3. Zoon van God: die zoon is allereerst de koning die door een
profeet wordt gezalfd om in opdracht van God een herder te zijn voor het volk (Psalm
2).
Mensenkind
Mensenzoon is dus een zoon van een mens, maar dat lijkt
nietszeggend, want iedereen is zoon of dochter van. De vreemde
verbinding komt uit het Hebreeuws (ben
adam) en betekent allereerst gewoon mens of mensenkind.
Iedereen is een
mensenkind en heeft de opdracht om mens te zijn of mens te worden met al
zijn beperkingen én mogelijkheden.
Denk aan Psalm 8 (verzen
4-5):
- Zie ik de hemel, het
werk van uw vingers,
de maan en de sterren door u daar bevestigd,
wat is dan de sterveling dat u aan hem denkt,
het mensenkind (ben adam) dat u naar hem omziet?
De profeet Ezechiël wordt
vaak met deze term aangesproken: Mensenkind,
sta op, dan zal ik met je spreken (Ezechiël 2:1). De term mensenzoon krijgt een meer
bijzondere betekenis wanneer deze wordt gebruikt in het boek Daniël, dat pas na
de ballingschap tot stand is gekomen:
- In mijn nachtelijke
visioen zag ik dat er met de wolken van de hemel iemand kwam die eruit zag
als een mens (bar ènosch
= Aramees voor ben adam) (Daniël 7:13)
Jezus als dé
Mensenzoon, helemaal 'des mensen'
Dit visioen zal Jezus later
toepassen op de komst van de Mensenzoon aan het einde der tijden:
- Dan zal aan de hemel
het teken zichtbaar worden dat de komst van de Mensenzoon aankondigt, en
alle stammen op aarde zullen zich van ontzetting op de borst slaan als
ze de Mensenzoon zien komen op de wolken van de hemel, bekleed met macht
en grote luister. (Matteüs
24:30)
Hier zien we dat het woord Mensenzoon (met een hoofdletter)
een soort titel is geworden voor de heilsfiguur die zal komen om het Koninkrijk
van God definitief te doen aanbreken.
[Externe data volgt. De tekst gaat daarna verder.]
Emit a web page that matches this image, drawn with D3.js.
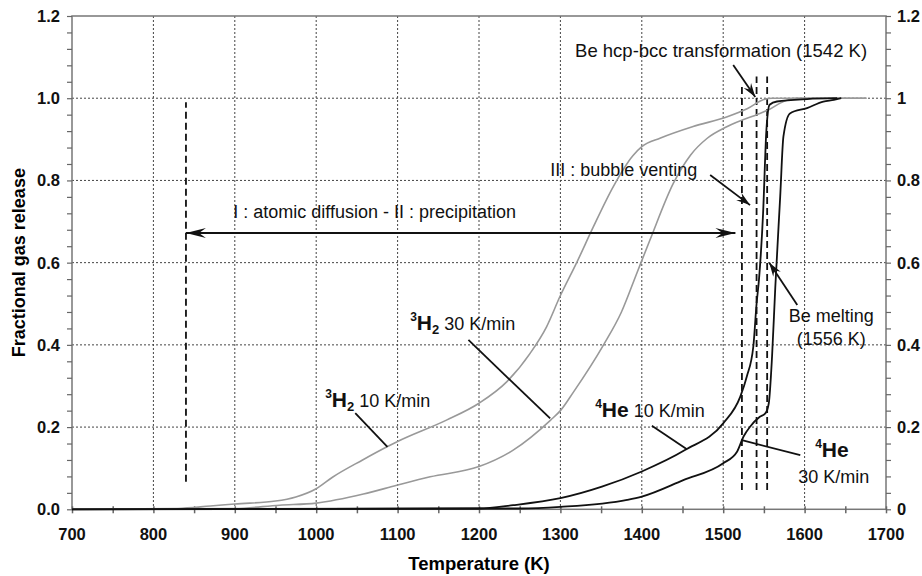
<!DOCTYPE html>
<html>
<head>
<meta charset="utf-8">
<script src="https://cdn.jsdelivr.net/npm/d3@7"></script>
<style>
  body { margin: 0; background: #fff; }
  svg { font-family: "Liberation Sans", Arial, sans-serif; }
  .tick-label { font-size: 16.5px; font-weight: bold; fill: #111; }
  .note { font-size: 18px; fill: #111; }
</style>
</head>
<body>
<div id="chart"></div>
<script>
// Series: [temperature (K), fractional release]
var h2Slow = [[700, 0], [830, 0.002], [870, 0.008], [900, 0.013], [950, 0.02], [975, 0.03],
    [1000, 0.05], [1020, 0.078], [1057, 0.12], [1087, 0.152], [1100, 0.165], [1160, 0.217],
    [1200, 0.258], [1234, 0.31], [1263, 0.38], [1283, 0.444], [1300, 0.52], [1320, 0.6],
    [1340, 0.685], [1365, 0.785], [1389, 0.86], [1400, 0.882], [1423, 0.903], [1463, 0.931],
    [1505, 0.955], [1530, 0.975], [1550, 0.997], [1560, 1.0], [1676, 1.0]];

var h2Fast = [[700, 0], [900, 0.002], [955, 0.01], [1000, 0.015], [1058, 0.037], [1100, 0.059],
    [1140, 0.079], [1200, 0.104], [1242, 0.144], [1288, 0.217], [1300, 0.24], [1316, 0.285],
    [1353, 0.4], [1375, 0.48], [1394, 0.575], [1410, 0.655], [1439, 0.794], [1460, 0.862],
    [1480, 0.902], [1505, 0.931], [1545, 0.963], [1556, 0.972], [1574, 0.992], [1590, 1.0],
    [1676, 1.0]];

var heSlow = [[700, 0], [1200, 0.002], [1242, 0.01], [1300, 0.027], [1351, 0.055], [1400, 0.092],
    [1453, 0.144], [1500, 0.209], [1521, 0.274], [1529, 0.323], [1537, 0.396], [1541, 0.5],
    [1544, 0.56], [1549, 0.72], [1553, 0.92], [1557, 0.984], [1566, 0.992], [1603, 0.998],
    [1640, 1.0]];

var heFast = [[700, 0], [1250, 0.002], [1300, 0.006], [1382, 0.023], [1400, 0.031], [1451, 0.071],
    [1500, 0.112], [1517, 0.14], [1525, 0.177], [1533, 0.201], [1545, 0.225], [1552, 0.234],
    [1556, 0.258], [1560, 0.371], [1564, 0.54], [1570, 0.76], [1574, 0.907], [1582, 0.963],
    [1603, 0.976], [1623, 0.992], [1636, 0.996], [1645, 1.0]];

var xTicks = [700, 800, 900, 1000, 1100, 1200, 1300, 1400, 1500, 1600, 1700];
var yTicks = [0, 0.2, 0.4, 0.6, 0.8, 1.0, 1.2];
var yLeftLabels = ["0.0", "0.2", "0.4", "0.6", "0.8", "1.0", "1.2"];
var yRightLabels = ["0", "0.2", "0.4", "0.6", "0.8", "1", "1.2"];

// dashed markers: [T, fBottom, fTop]
var markLines = [[840, 0.067, 0.99], [1523, 0.047, 1.033], [1541, 0.047, 1.053], [1554, 0.047, 1.053]];

var width = 922,
    height = 576,
    plotL = 72, plotR = 886, plotT = 16, plotB = 509.3;

var svg = d3.select("#chart").append("svg")
    .attr("width", width)
    .attr("height", height);

var x = d3.scaleLinear().domain([700, 1700]).range([plotL, plotR]);
var y = d3.scaleLinear().domain([0, 1.2]).range([plotB, plotT]);

// arrow heads
var defs = svg.append("defs");
function arrowMarker(id, len, half) {
    defs.append("marker")
        .attr("id", id)
        .attr("markerUnits", "userSpaceOnUse")
        .attr("viewBox", (-len - 1) + " " + (-half - 1) + " " + (len + 2) + " " + (half * 2 + 2))
        .attr("refX", 0).attr("refY", 0)
        .attr("markerWidth", len + 2).attr("markerHeight", half * 2 + 2)
        .attr("orient", "auto-start-reverse")
        .append("path")
        .attr("d", "M0,0L" + (-len) + "," + (-half) + "L" + (-len * 0.65) + ",0L" + (-len) + "," + half + "Z")
        .attr("fill", "#111");
}
arrowMarker("big", 20, 5);
arrowMarker("small", 14, 4.5);

// gridlines
svg.append("g").selectAll("line")
    .data(xTicks.slice(1, -1))
    .enter().append("line")
    .attr("x1", d => x(d)).attr("x2", d => x(d))
    .attr("y1", plotT).attr("y2", plotB)
    .attr("stroke", "#444").attr("stroke-width", 1).attr("stroke-dasharray", "2,2");

svg.append("g").selectAll("line")
    .data(yTicks.slice(1, -1))
    .enter().append("line")
    .attr("x1", plotL).attr("x2", plotR)
    .attr("y1", d => y(d)).attr("y2", d => y(d))
    .attr("stroke", "#444").attr("stroke-width", 1).attr("stroke-dasharray", "2,2");

// frame
svg.append("rect")
    .attr("x", plotL).attr("y", plotT)
    .attr("width", plotR - plotL).attr("height", plotB - plotT)
    .attr("fill", "none").attr("stroke", "#777").attr("stroke-width", 1.5);

// axes
var xAxis = d3.axisBottom(x).tickValues(d3.range(700, 1701, 50)).tickSize(4).tickFormat("");
svg.append("g").attr("transform", "translate(0," + (plotB - 3) + ")").call(xAxis)
    .call(g => g.select(".domain").remove())
    .call(g => g.selectAll("line").attr("stroke", "#666").attr("stroke-width", 1.5).attr("y2", 7));

var yMinor = d3.range(0, 1.2001, 0.04);
svg.append("g").attr("transform", "translate(" + plotL + ",0)")
    .call(d3.axisLeft(y).tickValues(yMinor).tickSize(5).tickFormat(""))
    .call(g => g.select(".domain").remove())
    .call(g => g.selectAll("line").attr("stroke", "#666").attr("stroke-width", 1.2));

svg.append("g").attr("transform", "translate(" + plotR + ",0)")
    .call(d3.axisRight(y).tickValues(yMinor).tickSize(5).tickFormat(""))
    .call(g => g.select(".domain").remove())
    .call(g => g.selectAll("line").attr("stroke", "#666").attr("stroke-width", 1.2));

svg.append("g").selectAll("text")
    .data(xTicks)
    .enter().append("text")
    .attr("class", "tick-label")
    .attr("x", d => x(d)).attr("y", 540)
    .attr("text-anchor", "middle")
    .text(d => d);

svg.append("g").selectAll("text")
    .data(yTicks)
    .enter().append("text")
    .attr("class", "tick-label")
    .attr("x", plotL - 12).attr("y", d => y(d)).attr("dy", "0.36em")
    .attr("text-anchor", "end")
    .text((d, i) => yLeftLabels[i]);

svg.append("g").selectAll("text")
    .data(yTicks)
    .enter().append("text")
    .attr("class", "tick-label")
    .attr("x", plotR + 11).attr("y", d => y(d)).attr("dy", "0.36em")
    .text((d, i) => yRightLabels[i]);

// axis titles
svg.append("text")
    .attr("x", (plotL + plotR) / 2).attr("y", 570)
    .attr("text-anchor", "middle")
    .style("font-size", "18.5px").style("font-weight", "bold")
    .text("Temperature (K)");

svg.append("text")
    .attr("transform", "translate(25," + ((plotT + plotB) / 2) + ") rotate(-90)")
    .attr("text-anchor", "middle")
    .style("font-size", "18px").style("font-weight", "bold")
    .text("Fractional gas release");

// dashed vertical markers
svg.append("g").selectAll("line")
    .data(markLines)
    .enter().append("line")
    .attr("x1", d => x(d[0])).attr("x2", d => x(d[0]))
    .attr("y1", d => y(d[1])).attr("y2", d => y(d[2]))
    .attr("stroke", "#111").attr("stroke-width", 1.8).attr("stroke-dasharray", "7,4");

// curves
var line = d3.line()
    .x(d => x(d[0]))
    .y(d => y(d[1]))
    .curve(d3.curveMonotoneX);

[[h2Slow, "#999", 1.6], [h2Fast, "#999", 1.6], [heSlow, "#111", 1.8], [heFast, "#111", 1.8]]
    .forEach(function (s) {
        svg.append("path")
            .datum(s[0])
            .attr("d", line)
            .attr("fill", "none")
            .attr("stroke", s[1])
            .attr("stroke-width", s[2]);
    });

// pointer lines: [T1, f1, T2, f2, arrow]
var pointers = [
    [1048, 0.234, 1087.5, 0.152, null],
    [1187, 0.412, 1287.4, 0.221, null],
    [1412.4, 0.203, 1455.4, 0.146, null],
    [1523, 0.168, 1594.7, 0.132, null],
    [1512.3, 1.081, 1539.4, 1.003, "small"],
    [1484, 0.813, 1533, 0.74, "small"],
    [1591, 0.497, 1556.6, 0.60, "small"]
];
svg.append("g").selectAll("line")
    .data(pointers)
    .enter().append("line")
    .attr("x1", d => x(d[0])).attr("y1", d => y(d[1]))
    .attr("x2", d => x(d[2])).attr("y2", d => y(d[3]))
    .attr("stroke", "#111").attr("stroke-width", 1.8)
    .attr("marker-end", d => d[4] ? "url(#" + d[4] + ")" : null);

// double arrow for stages I-II
svg.append("line")
    .attr("x1", x(840)).attr("x2", x(1515))
    .attr("y1", y(0.672)).attr("y2", y(0.672))
    .attr("stroke", "#111").attr("stroke-width", 2)
    .attr("marker-start", "url(#big)")
    .attr("marker-end", "url(#big)");

// annotations
function note(t, f, str, anchor) {
    return svg.append("text").attr("class", "note")
        .attr("x", x(t)).attr("y", y(f))
        .attr("text-anchor", anchor || "start")
        .text(str);
}
note(898, 0.709, "I : atomic diffusion - II : precipitation");
note(1318, 1.1, "Be hcp-bcc transformation (1542 K)").style("font-size", "18.5px");
note(1287.4, 0.811, "III : bubble venting");
note(1632.8, 0.456, "Be melting", "middle");
note(1632.8, 0.4, "(1556 K)", "middle");
note(1592.2, 0.064, "30 K/min");

function species(t, f, mass, sym, sub, rest) {
    var txt = svg.append("text").attr("class", "note")
        .attr("x", x(t)).attr("y", y(f));
    txt.append("tspan").text(mass)
        .style("font-size", "12px").style("font-weight", "bold").attr("dy", -9);
    txt.append("tspan").text(sym)
        .style("font-size", "21px").style("font-weight", "bold").attr("dy", 9);
    if (sub) {
        txt.append("tspan").text(sub)
            .style("font-size", "13px").style("font-weight", "bold").attr("dy", 4);
    }
    if (rest) {
        txt.append("tspan").text(rest)
            .style("font-size", "18px").attr("dy", sub ? -4 : 0);
    }
}
species(1011, 0.25, "3", "H", "2", " 10 K/min");
species(1115.4, 0.436, "3", "H", "2", " 30 K/min");
species(1342.7, 0.225, "4", "He", null, " 10 K/min");
species(1613, 0.128, "4", "He", null, null);
</script>
</body>
</html>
Met die Mensenzoon bedoelt Jezus
zichzelf.
Jezus sprak nooit
over zichzelf als de Zoon van God, en ook de term messias zul je niet gauw
uit zijn mond horen komen.
Hij gebruikte vooral de meer
onbekende titel Mensenzoon wanneer hij over zichzelf sprak
(bijvoorbeeld: De Mensenzoon is
heer en meester over de sabbat (Marcus 2:28). Hij deed dit vooral
in verband met het onontkoombare lijden dat hem te wachten stond:
- We zijn nu op weg
naar Jeruzalem, waar de Mensenzoon zal worden uitgeleverd aan de
hogepriesters en de schriftgeleerden, die hem ter dood zullen veroordelen
en hem zullen uitleveren aan de heidenen. (Marcus 10:33)
Blijkbaar vond Jezus de minst
bekende titel het meest geschikt om over zichzelf, over zijn zending en over
zijn toekomst te spreken. De titel messias was bijvoorbeeld te zeer beladen
met politieke associaties, net zoals de titel Zoon van David. En het zijn
vooral anderen die Jezus de titel Zoon van God geven.
Conclusie
Waarom die voorkeur voor de titel
Mensenzoon?
Jezus gebruikte de
term Mensenzoon vooral in verband met zijn eigen kwetsbaarheid als mens.
Hij gebruikte hem in verband met
zijn keuze om niet te heersen maar te dienen en met zijn bestemming die niet
anders dan langs een kruis kon passeren.
En juist deze weg
van dienen en zichzelf uitleveren is ook de weg die leidt naar de verheffing
van deze armzalige mens.
Bij zijn tweede komst zal Jezus
verschijnen als iemand die met
macht en grote luister is bekleed. Hij die solidair was met de
kleinste mens, die zelf de geringste van allen werd, zal komen als de
verheerlijkte Mensenzoon. En wij zullen beseffen dat hij aan ons verwant is!